'''

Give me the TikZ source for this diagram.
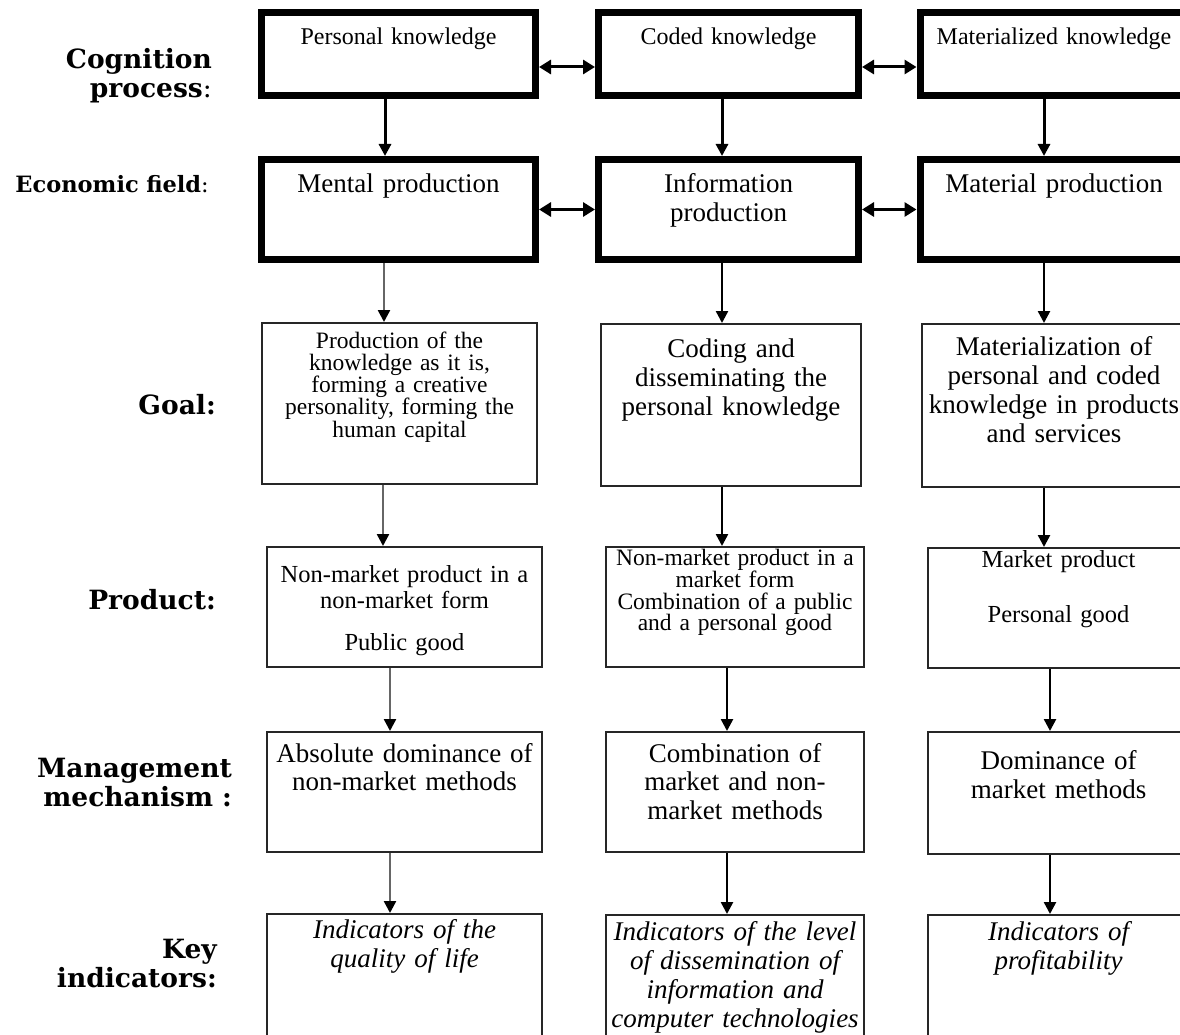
\documentclass[tikz,border=0pt]{standalone}
\usepackage{fontspec}
\setmainfont{Liberation Serif}
\newfontfamily\labelfont{DejaVu Serif}
\usetikzlibrary{arrows.meta}

\begin{document}
\begin{tikzpicture}[x=1pt, y=-1pt,
  knowbox/.style={draw, line width=7pt, inner xsep=2pt, inner ysep=0pt, align=center, anchor=north},
  thinbox/.style={draw=black!85, line width=1.8pt, inner xsep=2pt, inner ysep=0pt, align=center, anchor=north},
  rowlabel/.style={font=\labelfont\bfseries\fontsize{26.5}{29}\selectfont, text width=240pt, align=right, anchor=base east, inner sep=0pt},
  varr/.style={line width=2.5pt, -{Triangle[length=12pt, width=12pt]}},
  grayarr/.style={line width=2.5pt, draw=black!60, -{Triangle[length=12pt, width=12pt, color=black]}},
  harr/.style={line width=3pt, {Triangle[length=12pt, width=14pt]}-{Triangle[length=12pt, width=14pt]}}]
  \useasboundingbox (0,0) rectangle (1180,1035);
  \clip (0,0) rectangle (1180,1035);

  % row labels
  \node[rowlabel] (cog) at (212,69) {Cognition\\process{\mdseries :}};
  \node[rowlabel, font=\labelfont\bfseries\fontsize{22.5}{25}\selectfont] (eco) at (209,193) {Economic field{\mdseries :}};
  \node[rowlabel] (goal) at (216,414) {Goal:};
  \node[rowlabel] (prod) at (216,609) {Product:};
  \node[rowlabel] (mgmt) at (232,777) {Management\\mechanism :};
  \node[rowlabel] (key) at (217,958) {Key\\indicators:};

  % cognition process
  \node[knowbox, text width=270pt, text height=32.5pt, text depth=50.5pt, font=\fontsize{24}{27}\selectfont] (pk) at (398.5,9) {Personal knowledge};
  \node[knowbox, text width=256pt, text height=32.5pt, text depth=50.5pt, font=\fontsize{24}{27}\selectfont] (ck) at (728.5,9) {Coded knowledge};
  \node[knowbox, text width=264pt, text height=32.5pt, text depth=50.5pt, font=\fontsize{24}{27}\selectfont] (mk) at (1054,9) {Materialized knowledge};

  % economic field
  \node[knowbox, text width=270pt, text height=33.5pt, text depth=66.5pt, font=\fontsize{27}{29}\selectfont] (mp) at (398.5,156) {Mental production};
  \node[knowbox, text width=256pt, text height=33.5pt, text depth=66.5pt, font=\fontsize{27}{29}\selectfont] (ip) at (728.5,156) {Information\\production};
  \node[knowbox, text width=264pt, text height=33.5pt, text depth=66.5pt, font=\fontsize{27}{29}\selectfont] (matp) at (1054,156) {Material production};

  % goal
  \node[thinbox, text width=271pt, text height=25.1pt, text depth=136.1pt, font=\fontsize{23.5}{22.3}\selectfont] (gl) at (399.5,322)
       {Production of the\\knowledge as it is,\\forming a creative\\personality, forming the\\human capital};
  \node[thinbox, text width=256pt, text height=33.1pt, text depth=129.1pt, font=\fontsize{27}{29}\selectfont] (gm) at (731,323)
       {Coding and\\disseminating the\\personal knowledge};
  \node[thinbox, text width=260pt, text height=31.1pt, text depth=132.1pt, font=\fontsize{27}{29.3}\selectfont] (gr) at (1054,323)
       {Materialization of\\personal and coded\\knowledge in products\\and services};

  % product
  \node[thinbox, text width=271pt, text height=35.1pt, text depth=85.1pt, font=\fontsize{24.5}{26}\selectfont] (pl) at (404.5,546)
       {Non-market product in a\\non-market form\\[16pt]Public good};
  \node[thinbox, text width=254pt, text height=18.6pt, text depth=101.6pt, font=\fontsize{23.5}{21.8}\selectfont] (pm) at (735,546)
       {Non-market product in a\\market form\\Combination of a public\\and a personal good};
  \node[thinbox, text width=257pt, text height=19.1pt, text depth=101.1pt, font=\fontsize{24.5}{27.5}\selectfont] (pr) at (1058.5,547)
       {Market product\\[27.5pt]Personal good};

  % management mechanism
  \node[thinbox, text width=271pt, text height=30.1pt, text depth=90.1pt, font=\fontsize{27}{28}\selectfont] (ml) at (404.5,731)
       {Absolute dominance of\\non-market methods};
  \node[thinbox, text width=254pt, text height=30.1pt, text depth=90.1pt, font=\fontsize{27}{28.7}\selectfont] (mm) at (735,731)
       {Combination of\\market and non-\\market methods};
  \node[thinbox, text width=257pt, text height=37.1pt, text depth=85.1pt, font=\fontsize{27}{29}\selectfont] (mr) at (1058.5,731)
       {Dominance of\\market methods};

  % key indicators
  \node[thinbox, text width=271pt, text height=24.1pt, text depth=111.1pt, font=\itshape\fontsize{27}{29}\selectfont] (kl) at (404.5,913)
       {Indicators of the\\quality of life};
  \node[thinbox, text width=254pt, text height=25.1pt, text depth=110.1pt, font=\itshape\fontsize{27}{29}\selectfont] (km) at (735,914)
       {Indicators of the level\\of dissemination of\\information and\\computer technologies};
  \node[thinbox, text width=257pt, text height=25.1pt, text depth=110.1pt, font=\itshape\fontsize{27}{29}\selectfont] (kr) at (1058.5,914)
       {Indicators of\\profitability};

  % links between columns
  \draw[harr] ([yshift=-13pt]pk.east) -- ([yshift=-13pt]ck.west);
  \draw[harr] ([yshift=-13pt]ck.east) -- ([yshift=-13pt]mk.west);
  \draw[harr] (mp.east) -- (ip.west);
  \draw[harr] (ip.east) -- (matp.west);

  % downward links
  \draw[varr, line width=3pt] ([xshift=-13.5pt]pk.south) -- ([xshift=-13.5pt]mp.north);
  \draw[varr, line width=3pt] ([xshift=-6.5pt]ck.south) -- ([xshift=-6.5pt]ip.north);
  \draw[varr, line width=3pt] ([xshift=-10pt]mk.south) -- ([xshift=-10pt]matp.north);

  \draw[grayarr] ([xshift=-14.5pt]mp.south) -- ([xshift=-15.5pt]gl.north);
  \draw[varr] ([xshift=-6.5pt]ip.south) -- ([xshift=-9pt]gm.north);
  \draw[varr] ([xshift=-10pt]matp.south) -- ([xshift=-10pt]gr.north);

  \draw[grayarr] ([xshift=-16.5pt]gl.south) -- ([xshift=-21.5pt]pl.north);
  \draw[varr] ([xshift=-9pt]gm.south) -- ([xshift=-13pt]pm.north);
  \draw[varr] ([xshift=-10pt]gr.south) -- ([xshift=-14.5pt]pr.north);

  \draw[grayarr] ([xshift=-14.5pt]pl.south) -- ([xshift=-14.5pt]ml.north);
  \draw[varr] ([xshift=-8pt]pm.south) -- ([xshift=-8pt]mm.north);
  \draw[varr] ([xshift=-8.5pt]pr.south) -- ([xshift=-8.5pt]mr.north);

  \draw[grayarr] ([xshift=-14.5pt]ml.south) -- ([xshift=-14.5pt]kl.north);
  \draw[varr] ([xshift=-8pt]mm.south) -- ([xshift=-8pt]km.north);
  \draw[varr] ([xshift=-8.5pt]mr.south) -- ([xshift=-8.5pt]kr.north);
\end{tikzpicture}
\end{document}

'''

### To be done
Extract the full listing exactly, with the pictures left out.

### Worked answer
Give me the TikZ source for this diagram.
\documentclass[tikz,border=0pt]{standalone}
\usepackage{fontspec}
\setmainfont{Liberation Serif}
\newfontfamily\labelfont{DejaVu Serif}
\usetikzlibrary{arrows.meta}

\begin{document}
\begin{tikzpicture}[x=1pt, y=-1pt,
  knowbox/.style={draw, line width=7pt, inner xsep=2pt, inner ysep=0pt, align=center, anchor=north},
  thinbox/.style={draw=black!85, line width=1.8pt, inner xsep=2pt, inner ysep=0pt, align=center, anchor=north},
  rowlabel/.style={font=\labelfont\bfseries\fontsize{26.5}{29}\selectfont, text width=240pt, align=right, anchor=base east, inner sep=0pt},
  varr/.style={line width=2.5pt, -{Triangle[length=12pt, width=12pt]}},
  grayarr/.style={line width=2.5pt, draw=black!60, -{Triangle[length=12pt, width=12pt, color=black]}},
  harr/.style={line width=3pt, {Triangle[length=12pt, width=14pt]}-{Triangle[length=12pt, width=14pt]}}]
  \useasboundingbox (0,0) rectangle (1180,1035);
  \clip (0,0) rectangle (1180,1035);

  % row labels
  \node[rowlabel] (cog) at (212,69) {Cognition\\process{\mdseries :}};
  \node[rowlabel, font=\labelfont\bfseries\fontsize{22.5}{25}\selectfont] (eco) at (209,193) {Economic field{\mdseries :}};
  \node[rowlabel] (goal) at (216,414) {Goal:};
  \node[rowlabel] (prod) at (216,609) {Product:};
  \node[rowlabel] (mgmt) at (232,777) {Management\\mechanism :};
  \node[rowlabel] (key) at (217,958) {Key\\indicators:};

  % cognition process
  \node[knowbox, text width=270pt, text height=32.5pt, text depth=50.5pt, font=\fontsize{24}{27}\selectfont] (pk) at (398.5,9) {Personal knowledge};
  \node[knowbox, text width=256pt, text height=32.5pt, text depth=50.5pt, font=\fontsize{24}{27}\selectfont] (ck) at (728.5,9) {Coded knowledge};
  \node[knowbox, text width=264pt, text height=32.5pt, text depth=50.5pt, font=\fontsize{24}{27}\selectfont] (mk) at (1054,9) {Materialized knowledge};

  % economic field
  \node[knowbox, text width=270pt, text height=33.5pt, text depth=66.5pt, font=\fontsize{27}{29}\selectfont] (mp) at (398.5,156) {Mental production};
  \node[knowbox, text width=256pt, text height=33.5pt, text depth=66.5pt, font=\fontsize{27}{29}\selectfont] (ip) at (728.5,156) {Information\\production};
  \node[knowbox, text width=264pt, text height=33.5pt, text depth=66.5pt, font=\fontsize{27}{29}\selectfont] (matp) at (1054,156) {Material production};

  % goal
  \node[thinbox, text width=271pt, text height=25.1pt, text depth=136.1pt, font=\fontsize{23.5}{22.3}\selectfont] (gl) at (399.5,322)
       {Production of the\\knowledge as it is,\\forming a creative\\personality, forming the\\human capital};
  \node[thinbox, text width=256pt, text height=33.1pt, text depth=129.1pt, font=\fontsize{27}{29}\selectfont] (gm) at (731,323)
       {Coding and\\disseminating the\\personal knowledge};
  \node[thinbox, text width=260pt, text height=31.1pt, text depth=132.1pt, font=\fontsize{27}{29.3}\selectfont] (gr) at (1054,323)
       {Materialization of\\personal and coded\\knowledge in products\\and services};

  % product
  \node[thinbox, text width=271pt, text height=35.1pt, text depth=85.1pt, font=\fontsize{24.5}{26}\selectfont] (pl) at (404.5,546)
       {Non-market product in a\\non-market form\\[16pt]Public good};
  \node[thinbox, text width=254pt, text height=18.6pt, text depth=101.6pt, font=\fontsize{23.5}{21.8}\selectfont] (pm) at (735,546)
       {Non-market product in a\\market form\\Combination of a public\\and a personal good};
  \node[thinbox, text width=257pt, text height=19.1pt, text depth=101.1pt, font=\fontsize{24.5}{27.5}\selectfont] (pr) at (1058.5,547)
       {Market product\\[27.5pt]Personal good};

  % management mechanism
  \node[thinbox, text width=271pt, text height=30.1pt, text depth=90.1pt, font=\fontsize{27}{28}\selectfont] (ml) at (404.5,731)
       {Absolute dominance of\\non-market methods};
  \node[thinbox, text width=254pt, text height=30.1pt, text depth=90.1pt, font=\fontsize{27}{28.7}\selectfont] (mm) at (735,731)
       {Combination of\\market and non-\\market methods};
  \node[thinbox, text width=257pt, text height=37.1pt, text depth=85.1pt, font=\fontsize{27}{29}\selectfont] (mr) at (1058.5,731)
       {Dominance of\\market methods};

  % key indicators
  \node[thinbox, text width=271pt, text height=24.1pt, text depth=111.1pt, font=\itshape\fontsize{27}{29}\selectfont] (kl) at (404.5,913)
       {Indicators of the\\quality of life};
  \node[thinbox, text width=254pt, text height=25.1pt, text depth=110.1pt, font=\itshape\fontsize{27}{29}\selectfont] (km) at (735,914)
       {Indicators of the level\\of dissemination of\\information and\\computer technologies};
  \node[thinbox, text width=257pt, text height=25.1pt, text depth=110.1pt, font=\itshape\fontsize{27}{29}\selectfont] (kr) at (1058.5,914)
       {Indicators of\\profitability};

  % links between columns
  \draw[harr] ([yshift=-13pt]pk.east) -- ([yshift=-13pt]ck.west);
  \draw[harr] ([yshift=-13pt]ck.east) -- ([yshift=-13pt]mk.west);
  \draw[harr] (mp.east) -- (ip.west);
  \draw[harr] (ip.east) -- (matp.west);

  % downward links
  \draw[varr, line width=3pt] ([xshift=-13.5pt]pk.south) -- ([xshift=-13.5pt]mp.north);
  \draw[varr, line width=3pt] ([xshift=-6.5pt]ck.south) -- ([xshift=-6.5pt]ip.north);
  \draw[varr, line width=3pt] ([xshift=-10pt]mk.south) -- ([xshift=-10pt]matp.north);

  \draw[grayarr] ([xshift=-14.5pt]mp.south) -- ([xshift=-15.5pt]gl.north);
  \draw[varr] ([xshift=-6.5pt]ip.south) -- ([xshift=-9pt]gm.north);
  \draw[varr] ([xshift=-10pt]matp.south) -- ([xshift=-10pt]gr.north);

  \draw[grayarr] ([xshift=-16.5pt]gl.south) -- ([xshift=-21.5pt]pl.north);
  \draw[varr] ([xshift=-9pt]gm.south) -- ([xshift=-13pt]pm.north);
  \draw[varr] ([xshift=-10pt]gr.south) -- ([xshift=-14.5pt]pr.north);

  \draw[grayarr] ([xshift=-14.5pt]pl.south) -- ([xshift=-14.5pt]ml.north);
  \draw[varr] ([xshift=-8pt]pm.south) -- ([xshift=-8pt]mm.north);
  \draw[varr] ([xshift=-8.5pt]pr.south) -- ([xshift=-8.5pt]mr.north);

  \draw[grayarr] ([xshift=-14.5pt]ml.south) -- ([xshift=-14.5pt]kl.north);
  \draw[varr] ([xshift=-8pt]mm.south) -- ([xshift=-8pt]km.north);
  \draw[varr] ([xshift=-8.5pt]mr.south) -- ([xshift=-8.5pt]kr.north);
\end{tikzpicture}
\end{document}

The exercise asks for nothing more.